Il Professor Francesco Raimondi, ordinario di Neonatologia della Federico II (il più grande punto nascita del Sud), ha denunciato un grave squilibrio nella rete regionale:

  • Troppi Punti Nascita: La maggior parte dei 49 centri non raggiunge il minimo consigliato di 1.000 nati all’anno.
  • TIN Sovradimensionate: Delle 17 Terapie Intensive Neonatali (TIN), ne basterebbe la metà, a fronte di una carenza critica di posti in Terapia Intensiva Pediatrica.

Raimondi ha sottolineato che, nonostante il forte calo demografico (da 562mila nati 15 anni fa ai 360mila previsti per il 2025), è fondamentale garantire alti standard assistenziali a circa 30.000 neonati pretermine che nascono ogni anno in Italia.

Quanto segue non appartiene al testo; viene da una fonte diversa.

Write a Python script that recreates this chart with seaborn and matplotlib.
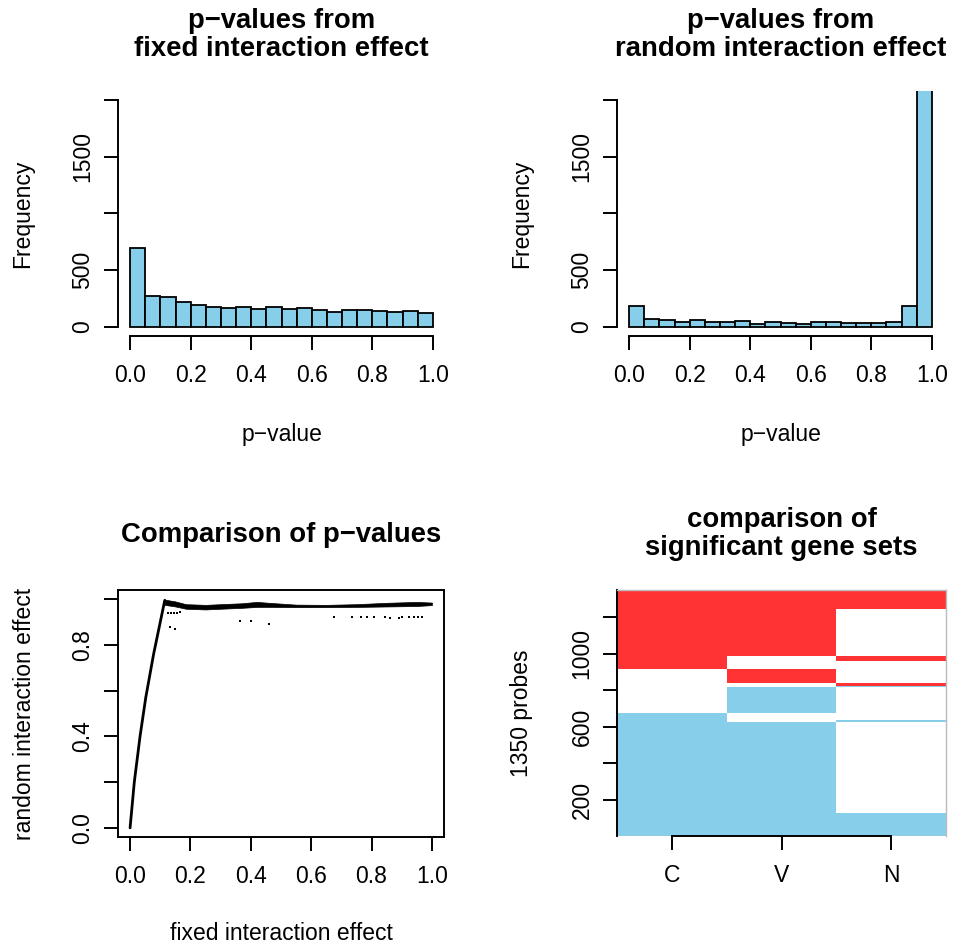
import numpy as np
import pandas as pd
import matplotlib
matplotlib.use("Agg")
import matplotlib.pyplot as plt
from matplotlib.colors import ListedColormap
import seaborn as sns

sns.set_style("ticks")
plt.rcParams['font.family'] = ['Liberation Sans', 'DejaVu Sans']
plt.rcParams['text.color'] = 'black'
plt.rcParams['axes.labelcolor'] = 'black'
plt.rcParams['xtick.color'] = 'black'
plt.rcParams['ytick.color'] = 'black'

SKY = "#87CEEB"
RED = "#FF3333"

# histogram bins and counts
bin_edges = [0.0, 0.05, 0.10, 0.15, 0.20, 0.25, 0.30, 0.35, 0.40, 0.45, 0.50,
             0.55, 0.60, 0.65, 0.70, 0.75, 0.80, 0.85, 0.90, 0.95, 1.0]
fixed_counts = [697, 271, 262, 221, 194, 174, 168, 174, 159, 174,
                159, 165, 147, 129, 150, 147, 144, 129, 141, 124]
random_counts = [185, 71, 65, 47, 59, 44, 47, 50, 29, 44,
                 35, 29, 41, 41, 35, 38, 32, 41, 182, 2814]

# comparison of p-values (fixed vs random)
rise_fixed = [0.0, 0.014, 0.033, 0.052, 0.078, 0.115]
rise_random = [0.0, 0.200, 0.400, 0.570, 0.760, 0.995]
band_fixed = [0.115, 0.15, 0.185, 0.25, 0.30, 0.37, 0.42, 0.46, 0.55, 0.65, 0.75, 0.85, 0.95, 1.0]
band_upper = [0.998, 0.990, 0.978, 0.975, 0.978, 0.982, 0.988, 0.984, 0.976, 0.975, 0.978, 0.984, 0.988, 0.985]
band_lower = [0.975, 0.968, 0.958, 0.955, 0.958, 0.962, 0.966, 0.966, 0.965, 0.965, 0.966, 0.968, 0.970, 0.974]
stray_fixed = [0.125, 0.135, 0.145, 0.155, 0.165, 0.132, 0.148, 0.363, 0.399, 0.459,
               0.676, 0.736, 0.764, 0.786, 0.808, 0.846, 0.862, 0.890, 0.901, 0.923, 0.940, 0.954, 0.967]
stray_random = [0.940, 0.940, 0.938, 0.940, 0.942, 0.878, 0.868, 0.904, 0.904, 0.892,
                0.923, 0.922, 0.922, 0.922, 0.922, 0.920, 0.919, 0.919, 0.920, 0.922, 0.922, 0.921, 0.922]

# significant gene sets: segment tops (probe index) and state (-1 down, 0 none, 1 up)
probe_total = 1350
C_tops = [675, 915, 1350]
C_states = [-1, 0, 1]
V_tops = [624, 675, 817, 838, 915, 988, 1350]
V_states = [-1, 0, -1, 0, 1, 0, 1]
N_tops = [128, 624, 635, 817, 823, 838, 961, 988, 1246, 1350]
N_states = [-1, 0, -1, 0, -1, 1, 0, 1, 0, 1]


def build_column(tops, states):
    col = []
    prev = 0
    for top, s in zip(tops, states):
        col += [s] * (top - prev)
        prev = top
    return col


W, H = 955, 947
fig = plt.figure(figsize=(W / 100, H / 100), dpi=100)


def px_axes(left, top, right, bottom):
    return fig.add_axes([left / W, 1 - bottom / H, (right - left) / W, (bottom - top) / H])


LW = 1.4
FS = 16.5
TFS = 19.8


def style_ticks(ax):
    ax.tick_params(axis='both', length=10, width=LW, direction='out', labelsize=FS, colors='black')
    ax.tick_params(axis='x', pad=10.5)
    ax.tick_params(axis='y', pad=7)
    for lab in ax.get_yticklabels():
        lab.set_rotation(90)
        lab.set_va('center')


def add_title(ax, text, offset_px, ax_h):
    ax.text(0.5, 1 + offset_px / ax_h, text, transform=ax.transAxes, ha='center', va='center',
            fontsize=TFS, fontweight='bold', linespacing=1.09, color='black')


def labels(ax, xlab, ylab, ax_w, ax_h, xoff=98, yoff=95.5):
    ax.set_xlabel(xlab, fontsize=FS, va='center')
    ax.set_ylabel(ylab, fontsize=FS, va='center')
    ax.xaxis.set_label_coords(0.5, -xoff / ax_h)
    ax.yaxis.set_label_coords(-yoff / ax_w, 0.5)


centers = [(a + b) / 2 for a, b in zip(bin_edges[:-1], bin_edges[1:])]
xt = [0.0, 0.2, 0.4, 0.6, 0.8, 1.0]

for ax, counts, title in [
    (px_axes(118, 91, 445, 336), fixed_counts, "p\u2212values from\nfixed interaction effect"),
    (px_axes(617, 91, 944, 336), random_counts, "p\u2212values from\nrandom interaction effect"),
]:
    sns.histplot(x=centers, weights=counts, bins=bin_edges, ax=ax, color=SKY,
                 edgecolor='black', linewidth=1.3, alpha=1)
    ax.set_xlim(-0.04, 1.04)
    ax.set_ylim(-80, 2080)
    ax.set_xticks(xt)
    ax.set_xticklabels([f"{v:.1f}" for v in xt])
    ax.set_yticks([0, 500, 1000, 1500, 2000])
    ax.set_yticklabels(['0', '500', '', '1500', ''])
    sns.despine(ax=ax)
    ax.spines['left'].set_bounds(0, 2000)
    ax.spines['bottom'].set_bounds(0, 1)
    for s in ['left', 'bottom']:
        ax.spines[s].set_linewidth(LW)
        ax.spines[s].set_color('black')
    style_ticks(ax)
    labels(ax, "p\u2212value", "Frequency", 327, 245)
    add_title(ax, title, 56, 245)

# comparison scatter
ax3 = px_axes(118, 590, 444, 837)
ax3.fill_between(band_fixed, band_lower, band_upper, color='black', linewidth=0.5)
sns.lineplot(x=rise_fixed, y=rise_random, sort=False, ax=ax3, color='black', linewidth=2.0)
sns.scatterplot(x=stray_fixed, y=stray_random, ax=ax3, color='black', marker='s', s=4, linewidth=0)
ax3.set_xlim(-0.04, 1.04)
ax3.set_ylim(-0.04, 1.04)
ax3.set_xticks(xt)
ax3.set_xticklabels([f"{v:.1f}" for v in xt])
ax3.set_yticks(xt)
ax3.set_yticklabels(['0.0', '', '0.4', '', '0.8', ''])
for s in ax3.spines.values():
    s.set_linewidth(LW)
    s.set_color('black')
style_ticks(ax3)
labels(ax3, "fixed interaction effect", "random interaction effect", 326, 247, xoff=96, yoff=93)
add_title(ax3, "Comparison of p\u2212values", 55, 247)

# gene set image
sets = pd.DataFrame({
    'C': build_column(C_tops, C_states),
    'V': build_column(V_tops, V_states),
    'N': build_column(N_tops, N_states),
})
ax4 = px_axes(617, 590, 946, 836)
sns.heatmap(sets, ax=ax4, cmap=ListedColormap([SKY, 'white', RED]), vmin=-1.5, vmax=1.5,
            cbar=False, yticklabels=False, linewidths=0)
ax4.set_ylim(0, probe_total)
ax4.set_yticks([200, 400, 600, 800, 1000, 1200])
ax4.set_yticklabels(['200', '', '600', '', '1000', ''])
ax4.set_xticklabels(['C', 'V', 'N'], rotation=0)
for name, s in ax4.spines.items():
    s.set_visible(True)
    s.set_linewidth(1.0)
    s.set_color('#BBBBBB')
ax4.spines['left'].set_color('black')
ax4.spines['left'].set_linewidth(LW)
ax4.spines['bottom'].set_color('black')
ax4.spines['bottom'].set_linewidth(LW)
ax4.spines['bottom'].set_bounds(0.5, 2.5)
ax4.axhline(0, color='#BBBBBB', linewidth=1.0, zorder=2)
style_ticks(ax4)
labels(ax4, "", "1350 probes", 329, 246, yoff=95.5)
add_title(ax4, "comparison of\nsignificant gene sets", 56, 246)

fig.savefig("out.png", dpi=100)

Il congresso, che vede la partecipazione di specialisti italiani ed europei, si concentra sulle nuove tecniche, come l’approccio non invasivo e l’uso dell’intelligenza artificiale in diagnostica. L’obiettivo primario è completare una struttura multidisciplinare di follow-up per intercettare precocemente i rischi di deficit e autismo nei bambini che hanno superato un periodo critico in TIN.

Tra i relatori di oggi, Manuel Sanchez Luna (Presidente della Società di Neonatologia in Spagna) interverrà sull’analisi dei risultati nella lotta alla bronchiolite. L’evento è stato aperto dalla lectio magistralis del neopresidente Sin, Massimo Agosti.